Is NOVEMBER The Most Dangerous Month To Invest In the Stock Market?

I ask because I have noticed that November seems to be a time for much selling off…fund managers and investors need to realized losses by the end of the year, and need to raise cash for new acquisitions. Mark twain commented on this 100 years ago…and I’ve always wondered if there is historical data to support the notion (that November is a volatile month for stock prices).
On the same note, is DECEMBER historically a good month to invest? It would seem so…as prices get beaten down in November.:confused:

No. It depends on the time frame you look at and what exactly you consider to be a “dangerous month.” This research indicates September but October has to win for volatility.

Obligatory quote:

What is the most dangerous month to invest in the market? October. This is one of the peculiarly dangerous months to speculate in stocks. The others are July, January, September, April, November, May, March, June, December, August and February. As allegedly uttered by Mark Twain

There’s no way to know what month will be the most “Dangerous.” However, with an efficient market, any information that a certain month tends to be more volatile is traded away and thus indistinguishable from any other month.
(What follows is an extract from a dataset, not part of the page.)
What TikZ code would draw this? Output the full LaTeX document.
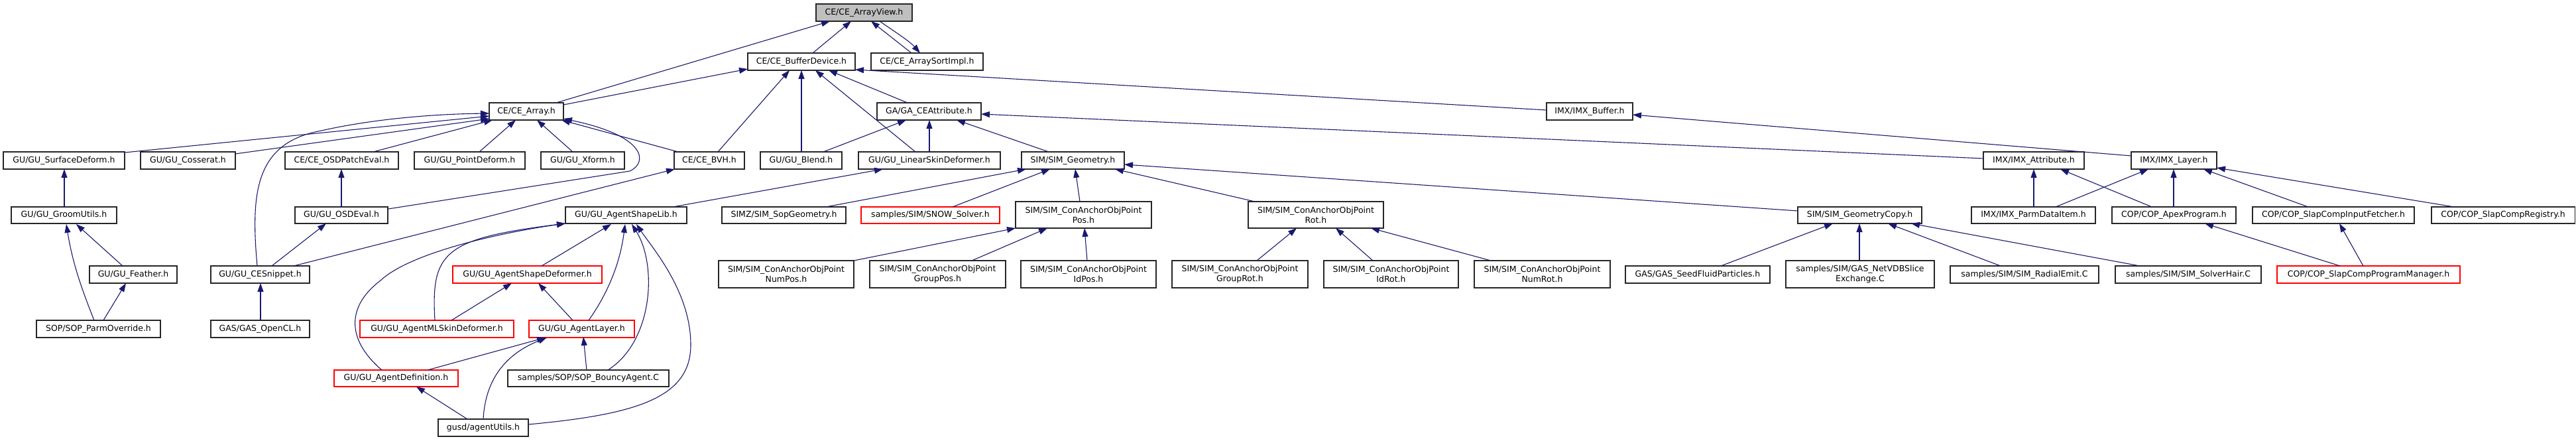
\documentclass[tikz,border=0pt]{standalone}
\usepackage{fontspec}
\newfontfamily\nodefont{DejaVu Sans}
\usetikzlibrary{calc,arrows.meta}
\definecolor{edgec}{HTML}{191970}
\definecolor{rootfill}{HTML}{BFBFBF}
\tikzset{
  box/.style={draw=black!85, line width=1.1pt, fill=white, inner sep=0pt, outer sep=0pt,
    align=center, font={\nodefont\fontsize{12.5}{15}\selectfont}},
  redbox/.style={box, draw=red},
  rootbox/.style={box, fill=rootfill},
  dep/.style={draw=edgec, line width=1.1pt, -{Triangle[length=13pt,width=9pt]}},
}
\newcommand\bx[6][]{\node[box,#1,minimum width=#5pt-#3pt,minimum height=#6pt-#4pt] (#2) at ({(#3+#5)/2},{(#4+#6)/2})}
\newcommand\ap[3]{($(#1.north west)+(#2,#3)$)}
\begin{document}
\begin{tikzpicture}[x=1pt,y=-1pt]
\useasboundingbox (0,0) rectangle (3886,664);
% nodes
\bx[rootbox]{arrview}{1231}{6}{1376}{32}{CE/CE\_ArrayView.h};
\bx{bufdev}{1128}{80}{1290}{106}{CE/CE\_BufferDevice.h};
\bx{sortimpl}{1314}{80}{1483}{106}{CE/CE\_ArraySortImpl.h};
\bx{cearray}{738}{155}{850}{181}{CE/CE\_Array.h};
\bx{gaattr}{1323}{155}{1480}{181}{GA/GA\_CEAttribute.h};
\bx{imxbuf}{2333}{155}{2463}{181}{IMX/IMX\_Buffer.h};
\bx{sdef}{5}{229}{188}{255}{GU/GU\_SurfaceDeform.h};
\bx{coss}{212}{229}{355}{255}{GU/GU\_Cosserat.h};
\bx{ope}{430}{229}{601}{255}{CE/CE\_OSDPatchEval.h};
\bx{pdef}{625}{229}{792}{255}{GU/GU\_PointDeform.h};
\bx{xform}{816}{229}{942}{255}{GU/GU\_Xform.h};
\bx{bvh}{1017}{229}{1123}{255}{CE/CE\_BVH.h};
\bx{blend}{1147}{229}{1270}{255}{GU/GU\_Blend.h};
\bx{lskin}{1295}{229}{1509}{255}{GU/GU\_LinearSkinDeformer.h};
\bx{simgeo}{1541}{229}{1696}{255}{SIM/SIM\_Geometry.h};
\bx{imxattr}{2992}{229}{3144}{255}{IMX/IMX\_Attribute.h};
\bx{imxlayer}{3215}{229}{3344}{255}{IMX/IMX\_Layer.h};
\bx{groom}{17}{312}{176}{337}{GU/GU\_GroomUtils.h};
\bx{osdeval}{445}{312}{585}{337}{GU/GU\_OSDEval.h};
\bx{asl}{853}{312}{1036}{337}{GU/GU\_AgentShapeLib.h};
\bx{sopgeo}{1089}{312}{1276}{337}{SIMZ/SIM\_SopGeometry.h};
\bx[redbox]{snow}{1299}{312}{1508}{337}{samples/SIM/SNOW\_Solver.h};
\bx{pos}{1532}{304}{1737}{344}{SIM/SIM\_ConAnchorObjPoint\\Pos.h};
\bx{rot}{1883}{304}{2087}{344}{SIM/SIM\_ConAnchorObjPoint\\Rot.h};
\bx{gcopy}{2712}{312}{2899}{337}{SIM/SIM\_GeometryCopy.h};
\bx{parm}{2974}{312}{3161}{337}{IMX/IMX\_ParmDataItem.h};
\bx{apex}{3186}{312}{3373}{337}{COP/COP\_ApexProgram.h};
\bx{fetch}{3398}{312}{3642}{337}{COP/COP\_SlapCompInputFetcher.h};
\bx{reg}{3668}{312}{3884}{337}{COP/COP\_SlapCompRegistry.h};
\bx{feather}{135}{401}{267}{427}{GU/GU\_Feather.h};
\bx{snip}{318}{401}{467}{427}{GU/GU\_CESnippet.h};
\bx[redbox]{sdf}{683}{401}{908}{427}{GU/GU\_AgentShapeDeformer.h};
\bx{numpos}{1084}{393}{1288}{434}{SIM/SIM\_ConAnchorObjPoint\\NumPos.h};
\bx{grouppos}{1312}{393}{1517}{434}{SIM/SIM\_ConAnchorObjPoint\\GroupPos.h};
\bx{idpos}{1540}{393}{1744}{434}{SIM/SIM\_ConAnchorObjPoint\\IdPos.h};
\bx{grouprot}{1768}{393}{1973}{434}{SIM/SIM\_ConAnchorObjPoint\\GroupRot.h};
\bx{idrot}{1997}{393}{2200}{434}{SIM/SIM\_ConAnchorObjPoint\\IdRot.h};
\bx{numrot}{2224}{393}{2429}{434}{SIM/SIM\_ConAnchorObjPoint\\NumRot.h};
\bx{seed}{2452}{401}{2670}{427}{GAS/GAS\_SeedFluidParticles.h};
\bx{netvdb}{2694}{393}{2918}{434}{samples/SIM/GAS\_NetVDBSlice\\Exchange.C};
\bx{radial}{2942}{401}{3166}{427}{samples/SIM/SIM\_RadialEmit.C};
\bx{hair}{3191}{401}{3411}{427}{samples/SIM/SIM\_SolverHair.C};
\bx[redbox]{pm}{3435}{401}{3711}{427}{COP/COP\_SlapCompProgramManager.h};
\bx{po}{55}{483}{242}{509}{SOP/SOP\_ParmOverride.h};
\bx{opencl}{318}{483}{467}{509}{GAS/GAS\_OpenCL.h};
\bx[redbox]{mlskin}{543}{483}{775}{509}{GU/GU\_AgentMLSkinDeformer.h};
\bx[redbox]{layer}{798}{483}{957}{509}{GU/GU\_AgentLayer.h};
\bx[redbox]{adef}{504}{558}{691}{583}{GU/GU\_AgentDefinition.h};
\bx{bouncy}{766}{558}{1009}{583}{samples/SOP/SOP\_BouncyAgent.C};
\bx{utils}{661}{632}{797}{658}{gusd/agentUtils.h};
% edges
\draw[dep] \ap{bufdev}{98}{0} -- \ap{arrview}{53}{26};
\draw[dep] \ap{sortimpl}{61}{0} -- \ap{arrview}{83}{26};
\draw[dep] \ap{arrview}{96}{26} .. controls (1350,48) and (1372,62) .. \ap{sortimpl}{74}{0};
\draw[dep] \ap{cearray}{101}{0} -- \ap{arrview}{21}{26};
\draw[dep] \ap{cearray}{112}{3} -- \ap{bufdev}{0}{24};
\draw[dep] \ap{bvh}{66}{0} -- \ap{bufdev}{63}{26};
\draw[dep] \ap{blend}{62}{0} -- \ap{bufdev}{81}{26};
\draw[dep] \ap{lskin}{86}{0} -- \ap{bufdev}{102}{26};
\draw[dep] \ap{gaattr}{46}{0} -- \ap{bufdev}{122}{26};
\draw[dep] \ap{imxbuf}{0}{11} -- \ap{bufdev}{162}{25};
\draw[dep] \ap{blend}{95}{0} -- \ap{gaattr}{44}{26};
\draw[dep] \ap{lskin}{107}{0} -- \ap{gaattr}{79}{26};
\draw[dep] \ap{simgeo}{41}{0} -- \ap{gaattr}{120}{26};
\draw[dep] \ap{imxattr}{0}{10} -- \ap{gaattr}{157}{17};
\draw[dep] \ap{imxlayer}{0}{6} -- \ap{imxbuf}{130}{18};
\draw[dep] \ap{asl}{162}{0} -- \ap{lskin}{37}{26};
\draw[dep] \ap{sopgeo}{157}{0} -- \ap{simgeo}{7}{26};
\draw[dep] \ap{snow}{138}{0} -- \ap{simgeo}{43}{26};
\draw[dep] \ap{pos}{97}{0} -- \ap{simgeo}{81}{26};
\draw[dep] \ap{rot}{10}{0} -- \ap{simgeo}{141}{26};
\draw[dep] \ap{gcopy}{0}{6} -- \ap{simgeo}{155}{19};
\draw[dep] \ap{numpos}{204}{0} -- \ap{pos}{0}{40};
\draw[dep] \ap{grouppos}{154}{0} -- \ap{pos}{48}{40};
\draw[dep] \ap{idpos}{100}{0} -- \ap{pos}{104}{40};
\draw[dep] \ap{grouprot}{128}{0} -- \ap{rot}{73}{40};
\draw[dep] \ap{idrot}{74}{0} -- \ap{rot}{132}{40};
\draw[dep] \ap{numrot}{25}{0} -- \ap{rot}{185}{40};
\draw[dep] \ap{seed}{144}{0} -- \ap{gcopy}{53}{25};
\draw[dep] \ap{netvdb}{111}{0} -- \ap{gcopy}{93}{25};
\draw[dep] \ap{radial}{76}{0} -- \ap{gcopy}{136}{25};
\draw[dep] \ap{hair}{37}{0} -- \ap{gcopy}{171}{25};
\draw[dep] \ap{parm}{94}{0} -- \ap{imxattr}{76}{26};
\draw[dep] \ap{apex}{60}{0} -- \ap{imxattr}{116}{26};
\draw[dep] \ap{parm}{127}{0} -- \ap{imxlayer}{26}{26};
\draw[dep] \ap{apex}{93}{0} -- \ap{imxlayer}{64}{26};
\draw[dep] \ap{fetch}{84}{0} -- \ap{imxlayer}{109}{26};
\draw[dep] \ap{reg}{34}{0} -- \ap{imxlayer}{129}{24};
\draw[dep] \ap{pm}{95}{0} -- \ap{apex}{140}{25};
\draw[dep] \ap{pm}{130}{0} -- \ap{fetch}{131}{25};
\draw[dep] \ap{sdef}{183}{1} -- \ap{cearray}{0}{20};
\draw[dep] \ap{coss}{143}{3} -- \ap{cearray}{0}{24};
\draw[dep] \ap{ope}{133}{0} -- \ap{cearray}{5}{26};
\draw[dep] \ap{snip}{70}{0} .. controls (378,290) and (385,215) .. (485,197) .. controls (560,180) and (650,172) .. \ap{cearray}{0}{16};
\draw[dep] \ap{pdef}{98}{0} -- \ap{cearray}{40}{26};
\draw[dep] \ap{xform}{48}{0} -- \ap{cearray}{72}{26};
\draw[dep] \ap{bvh}{6}{0} -- \ap{cearray}{109}{26};
\draw[dep] \ap{osdeval}{141}{3} -- (950,258) .. controls (978,245) and (975,205) .. \ap{cearray}{112}{24};
\draw[dep] \ap{snip}{92}{0} -- \ap{osdeval}{47}{25};
\draw[dep] \ap{osdeval}{70}{0} -- \ap{ope}{85}{26};
\draw[dep] \ap{snip}{125}{0} -- \ap{bvh}{1}{26};
\draw[dep] \ap{opencl}{75}{0} -- \ap{snip}{75}{26};
\draw[dep] \ap{groom}{80}{0} -- \ap{sdef}{92}{26};
\draw[dep] \ap{feather}{50}{0} -- \ap{groom}{98}{26};
\draw[dep] \ap{po}{87}{0} .. controls (125,440) and (110,400) .. \ap{groom}{83}{26};
\draw[dep] \ap{po}{101}{0} -- \ap{feather}{55}{26};
\draw[dep] \ap{sdf}{134}{0} -- \ap{asl}{69}{26};
\draw[dep] \ap{layer}{90}{0} .. controls (915,445) and (935,400) .. \ap{asl}{90}{26};
\draw[dep] \ap{bouncy}{151}{0} .. controls (985,515) and (992,400) .. \ap{asl}{100}{26};
\draw[dep] \ap{utils}{136}{8} .. controls (960,625) and (1042,600) .. (1042,520) .. controls (1042,440) and (985,375) .. \ap{asl}{107}{26};
\draw[dep] \ap{mlskin}{113}{0} .. controls (650,380) and (670,360) .. \ap{asl}{0}{25};
\draw[dep] \ap{adef}{72}{0} .. controls (520,510) and (525,460) .. (574,423) .. controls (620,380) and (760,350) .. \ap{asl}{0}{25};
\draw[dep] \ap{mlskin}{138}{0} -- \ap{sdf}{89}{26};
\draw[dep] \ap{layer}{66}{0} -- \ap{sdf}{129}{26};
\draw[dep] \ap{adef}{141}{0} -- \ap{layer}{25}{26};
\draw[dep] \ap{utils}{68}{0} .. controls (732,575) and (760,535) .. \ap{layer}{27}{26};
\draw[dep] \ap{bouncy}{119}{0} -- \ap{layer}{82}{25};
\draw[dep] \ap{utils}{44}{0} -- \ap{adef}{124}{25};
\end{tikzpicture}
\end{document}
Conventional wisdom would make November a good month to invest and not a bad month. September and October are thought to be the months that disasters occur. Wall Street also talks about the “Santa Claus Rally”. In reality, I think both of these concepts have been shown to be inaccurate, but it certainly would make November a good month if crashes happened just before and rallies just after.

From my experience August, September and October are the worst. You will also find some selling near the end of the year, just after the beginning of the year, and around April 15th. But by far October is the worst month of all. I would say November is a pretty good month to invest in stocks as they usually bottom-out in October.

There’s an interesting article on this subject in the most recent edition of The Journal of Investing:

The Seasonal Price Behavior of Global Equity Markets.

The problem with trying to profit from this information is that in an efficient market, information everyone else knows isn’t worth knowing.

Has anyone tried market timing? Every “expert” is against it, but it has worked out very well for me…of course, I have the advantage that (unlike a typical mutual fund manager), I can:
-wait until a stock rallies
-hold a substantial cash reserve for quite a while
-sell without consideration (of my sale precipitating a major price drop).
So far my portfolio is up 37.43% for the year…so market timing must be working for me!

Before you get too excited about that, the NASDAQ as a whole is up well over 40% on the year, the more conservative S&P 500 index is up 20%. A single investment in QQQ (the NASDAQ 100 trust) in January would have you up 40% about now (about $25 to about $35).